_PROBLEM DETAILS_
Print out the material that follows word for word.

_ _ _ _ _ _ _

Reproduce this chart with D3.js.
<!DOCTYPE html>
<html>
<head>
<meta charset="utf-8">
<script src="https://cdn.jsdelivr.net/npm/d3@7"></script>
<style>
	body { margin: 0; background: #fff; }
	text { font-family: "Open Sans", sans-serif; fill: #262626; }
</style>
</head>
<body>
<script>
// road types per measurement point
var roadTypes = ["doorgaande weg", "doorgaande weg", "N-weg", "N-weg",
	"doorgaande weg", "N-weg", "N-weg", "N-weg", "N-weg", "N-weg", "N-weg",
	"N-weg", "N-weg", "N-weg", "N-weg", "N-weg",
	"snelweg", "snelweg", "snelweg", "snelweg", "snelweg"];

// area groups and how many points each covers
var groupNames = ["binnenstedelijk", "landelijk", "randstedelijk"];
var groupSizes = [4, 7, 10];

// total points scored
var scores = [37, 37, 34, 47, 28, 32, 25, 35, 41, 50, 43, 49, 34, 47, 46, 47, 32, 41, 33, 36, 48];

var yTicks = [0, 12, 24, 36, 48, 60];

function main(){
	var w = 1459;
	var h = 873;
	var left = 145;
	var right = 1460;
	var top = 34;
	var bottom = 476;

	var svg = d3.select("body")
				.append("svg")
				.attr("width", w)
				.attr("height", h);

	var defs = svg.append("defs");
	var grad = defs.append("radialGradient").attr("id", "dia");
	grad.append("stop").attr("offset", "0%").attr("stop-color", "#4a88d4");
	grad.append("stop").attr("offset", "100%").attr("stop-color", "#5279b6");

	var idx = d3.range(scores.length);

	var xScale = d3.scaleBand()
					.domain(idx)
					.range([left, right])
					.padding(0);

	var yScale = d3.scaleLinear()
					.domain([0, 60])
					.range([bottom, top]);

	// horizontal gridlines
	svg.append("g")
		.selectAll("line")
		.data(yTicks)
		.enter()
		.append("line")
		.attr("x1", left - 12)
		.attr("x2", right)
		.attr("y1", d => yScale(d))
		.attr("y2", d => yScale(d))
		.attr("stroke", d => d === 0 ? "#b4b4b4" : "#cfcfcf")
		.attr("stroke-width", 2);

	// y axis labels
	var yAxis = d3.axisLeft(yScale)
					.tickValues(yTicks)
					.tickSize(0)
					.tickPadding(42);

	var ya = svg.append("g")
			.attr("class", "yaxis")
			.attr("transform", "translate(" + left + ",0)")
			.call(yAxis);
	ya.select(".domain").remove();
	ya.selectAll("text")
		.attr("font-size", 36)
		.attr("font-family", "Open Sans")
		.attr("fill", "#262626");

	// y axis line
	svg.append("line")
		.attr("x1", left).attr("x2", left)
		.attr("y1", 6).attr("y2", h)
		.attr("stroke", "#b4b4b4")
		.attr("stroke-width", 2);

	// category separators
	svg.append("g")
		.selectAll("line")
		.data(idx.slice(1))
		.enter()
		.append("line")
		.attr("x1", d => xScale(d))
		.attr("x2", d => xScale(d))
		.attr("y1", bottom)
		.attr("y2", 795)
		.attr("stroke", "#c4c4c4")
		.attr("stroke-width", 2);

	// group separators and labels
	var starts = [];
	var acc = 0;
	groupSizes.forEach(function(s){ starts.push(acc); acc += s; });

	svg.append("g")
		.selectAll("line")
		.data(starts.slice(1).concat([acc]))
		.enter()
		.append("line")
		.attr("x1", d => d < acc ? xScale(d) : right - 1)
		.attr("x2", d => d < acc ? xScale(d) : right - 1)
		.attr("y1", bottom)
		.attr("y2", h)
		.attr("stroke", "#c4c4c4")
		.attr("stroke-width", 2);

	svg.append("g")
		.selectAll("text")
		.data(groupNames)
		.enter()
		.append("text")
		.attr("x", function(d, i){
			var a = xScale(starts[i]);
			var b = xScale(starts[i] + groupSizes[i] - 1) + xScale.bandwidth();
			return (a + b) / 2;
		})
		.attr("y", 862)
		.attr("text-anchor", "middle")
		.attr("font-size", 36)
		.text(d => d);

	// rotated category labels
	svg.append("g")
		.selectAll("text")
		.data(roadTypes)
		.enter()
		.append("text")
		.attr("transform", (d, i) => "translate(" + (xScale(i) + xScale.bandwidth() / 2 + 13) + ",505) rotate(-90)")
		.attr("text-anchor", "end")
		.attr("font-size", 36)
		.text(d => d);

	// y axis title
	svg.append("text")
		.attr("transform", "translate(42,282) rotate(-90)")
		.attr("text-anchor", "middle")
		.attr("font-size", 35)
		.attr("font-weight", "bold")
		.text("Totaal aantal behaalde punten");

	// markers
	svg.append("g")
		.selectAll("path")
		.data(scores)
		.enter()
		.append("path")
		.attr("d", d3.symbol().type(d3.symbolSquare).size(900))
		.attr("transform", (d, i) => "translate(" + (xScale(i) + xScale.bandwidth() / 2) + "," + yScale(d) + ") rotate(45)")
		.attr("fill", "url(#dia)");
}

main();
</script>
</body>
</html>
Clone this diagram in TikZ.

_ _ _ _ _ _ _

_SOLUTION BELOW_
Reproduce this chart with D3.js.
<!DOCTYPE html>
<html>
<head>
<meta charset="utf-8">
<script src="https://cdn.jsdelivr.net/npm/d3@7"></script>
<style>
	body { margin: 0; background: #fff; }
	text { font-family: "Open Sans", sans-serif; fill: #262626; }
</style>
</head>
<body>
<script>
// road types per measurement point
var roadTypes = ["doorgaande weg", "doorgaande weg", "N-weg", "N-weg",
	"doorgaande weg", "N-weg", "N-weg", "N-weg", "N-weg", "N-weg", "N-weg",
	"N-weg", "N-weg", "N-weg", "N-weg", "N-weg",
	"snelweg", "snelweg", "snelweg", "snelweg", "snelweg"];

// area groups and how many points each covers
var groupNames = ["binnenstedelijk", "landelijk", "randstedelijk"];
var groupSizes = [4, 7, 10];

// total points scored
var scores = [37, 37, 34, 47, 28, 32, 25, 35, 41, 50, 43, 49, 34, 47, 46, 47, 32, 41, 33, 36, 48];

var yTicks = [0, 12, 24, 36, 48, 60];

function main(){
	var w = 1459;
	var h = 873;
	var left = 145;
	var right = 1460;
	var top = 34;
	var bottom = 476;

	var svg = d3.select("body")
				.append("svg")
				.attr("width", w)
				.attr("height", h);

	var defs = svg.append("defs");
	var grad = defs.append("radialGradient").attr("id", "dia");
	grad.append("stop").attr("offset", "0%").attr("stop-color", "#4a88d4");
	grad.append("stop").attr("offset", "100%").attr("stop-color", "#5279b6");

	var idx = d3.range(scores.length);

	var xScale = d3.scaleBand()
					.domain(idx)
					.range([left, right])
					.padding(0);

	var yScale = d3.scaleLinear()
					.domain([0, 60])
					.range([bottom, top]);

	// horizontal gridlines
	svg.append("g")
		.selectAll("line")
		.data(yTicks)
		.enter()
		.append("line")
		.attr("x1", left - 12)
		.attr("x2", right)
		.attr("y1", d => yScale(d))
		.attr("y2", d => yScale(d))
		.attr("stroke", d => d === 0 ? "#b4b4b4" : "#cfcfcf")
		.attr("stroke-width", 2);

	// y axis labels
	var yAxis = d3.axisLeft(yScale)
					.tickValues(yTicks)
					.tickSize(0)
					.tickPadding(42);

	var ya = svg.append("g")
			.attr("class", "yaxis")
			.attr("transform", "translate(" + left + ",0)")
			.call(yAxis);
	ya.select(".domain").remove();
	ya.selectAll("text")
		.attr("font-size", 36)
		.attr("font-family", "Open Sans")
		.attr("fill", "#262626");

	// y axis line
	svg.append("line")
		.attr("x1", left).attr("x2", left)
		.attr("y1", 6).attr("y2", h)
		.attr("stroke", "#b4b4b4")
		.attr("stroke-width", 2);

	// category separators
	svg.append("g")
		.selectAll("line")
		.data(idx.slice(1))
		.enter()
		.append("line")
		.attr("x1", d => xScale(d))
		.attr("x2", d => xScale(d))
		.attr("y1", bottom)
		.attr("y2", 795)
		.attr("stroke", "#c4c4c4")
		.attr("stroke-width", 2);

	// group separators and labels
	var starts = [];
	var acc = 0;
	groupSizes.forEach(function(s){ starts.push(acc); acc += s; });

	svg.append("g")
		.selectAll("line")
		.data(starts.slice(1).concat([acc]))
		.enter()
		.append("line")
		.attr("x1", d => d < acc ? xScale(d) : right - 1)
		.attr("x2", d => d < acc ? xScale(d) : right - 1)
		.attr("y1", bottom)
		.attr("y2", h)
		.attr("stroke", "#c4c4c4")
		.attr("stroke-width", 2);

	svg.append("g")
		.selectAll("text")
		.data(groupNames)
		.enter()
		.append("text")
		.attr("x", function(d, i){
			var a = xScale(starts[i]);
			var b = xScale(starts[i] + groupSizes[i] - 1) + xScale.bandwidth();
			return (a + b) / 2;
		})
		.attr("y", 862)
		.attr("text-anchor", "middle")
		.attr("font-size", 36)
		.text(d => d);

	// rotated category labels
	svg.append("g")
		.selectAll("text")
		.data(roadTypes)
		.enter()
		.append("text")
		.attr("transform", (d, i) => "translate(" + (xScale(i) + xScale.bandwidth() / 2 + 13) + ",505) rotate(-90)")
		.attr("text-anchor", "end")
		.attr("font-size", 36)
		.text(d => d);

	// y axis title
	svg.append("text")
		.attr("transform", "translate(42,282) rotate(-90)")
		.attr("text-anchor", "middle")
		.attr("font-size", 35)
		.attr("font-weight", "bold")
		.text("Totaal aantal behaalde punten");

	// markers
	svg.append("g")
		.selectAll("path")
		.data(scores)
		.enter()
		.append("path")
		.attr("d", d3.symbol().type(d3.symbolSquare).size(900))
		.attr("transform", (d, i) => "translate(" + (xScale(i) + xScale.bandwidth() / 2) + "," + yScale(d) + ") rotate(45)")
		.attr("fill", "url(#dia)");
}

main();
</script>
</body>
</html>
Clone this diagram in TikZ.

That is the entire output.